Dice San Agustín: "Bello Dios, bello Verbo junto a Dios [...] Bello en el leño, bello en la tumba, bello en la gloria". La belleza de Jesús debemos captarla sobre todo en la cruz. Por una parte es verdad que "no tenía forma ni hermosura que pudiésemos estimar" (Is 5,32), pero también es verdad que no hay mayor belleza que la del amor que se entrega. ¡Cómo lo han reflejado en su arte los escultores de nuestros pasos de Semana santa!
¿Cómo puede atraernos tanto algo tan repulsivo como un cadáver torturado? Normalmente la visión de cadáveres crea traumas, pesadillas. Pero si captamos la belleza de Jesús en la cruz, podremos también acercarnos sin rechazo a los cuerpos de otros crucificados, enfermos de Sida, leprosos. Ya ningún otro cadáver podrá resultarnos repulsivo si desde niños hemos sentido la atracción de aquel que dijo: "Cuando sea elevado en alto, todo lo atraeré hacia mí" (Jn 12,32).

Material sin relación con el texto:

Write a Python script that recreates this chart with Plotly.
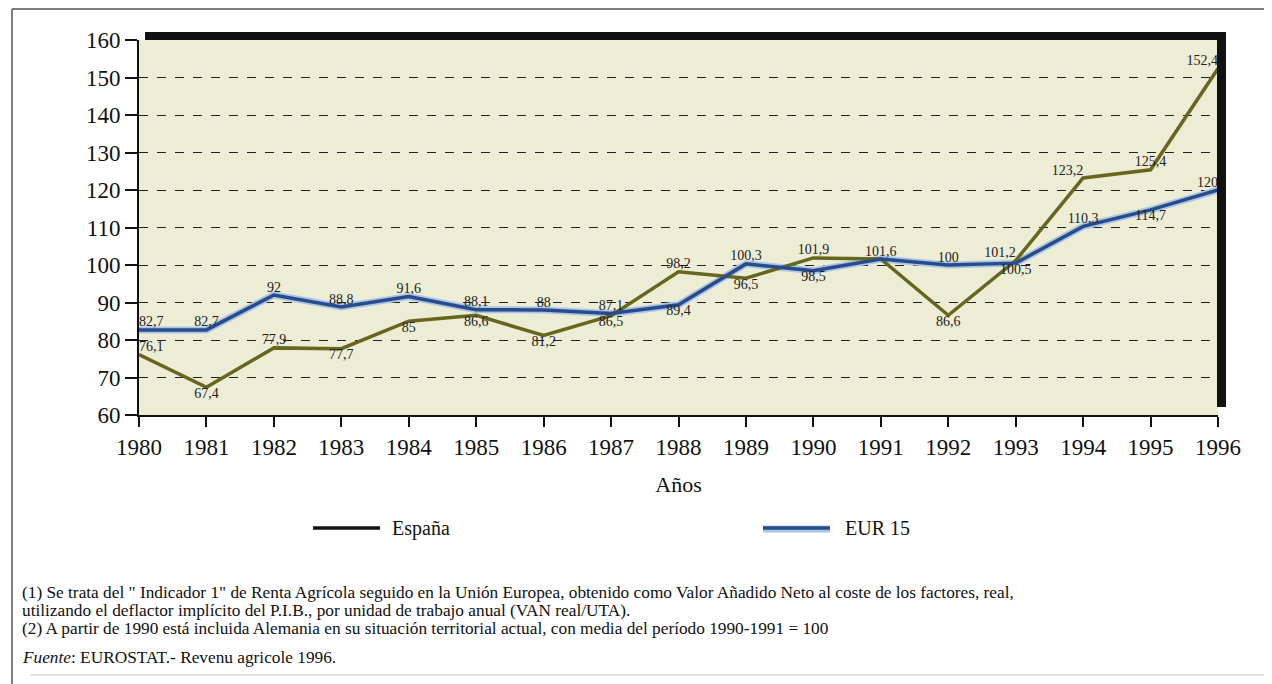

El amor pone alas a nuestros pies. Nos hace correr. "Al olor de tus perfumes, correremos". "Atráeme y correremos hacia ti" (Ct 1,4). Por eso el discípulo amado corría más que Pedro, porque se sentía más atraído (Jn 20,40). La conciencia de ser amados nos dilata el corazón y acelera nuestro paso. "Correré por el camino de YHWH cuando me hayas ensanchado el corazón (Sal 119,32).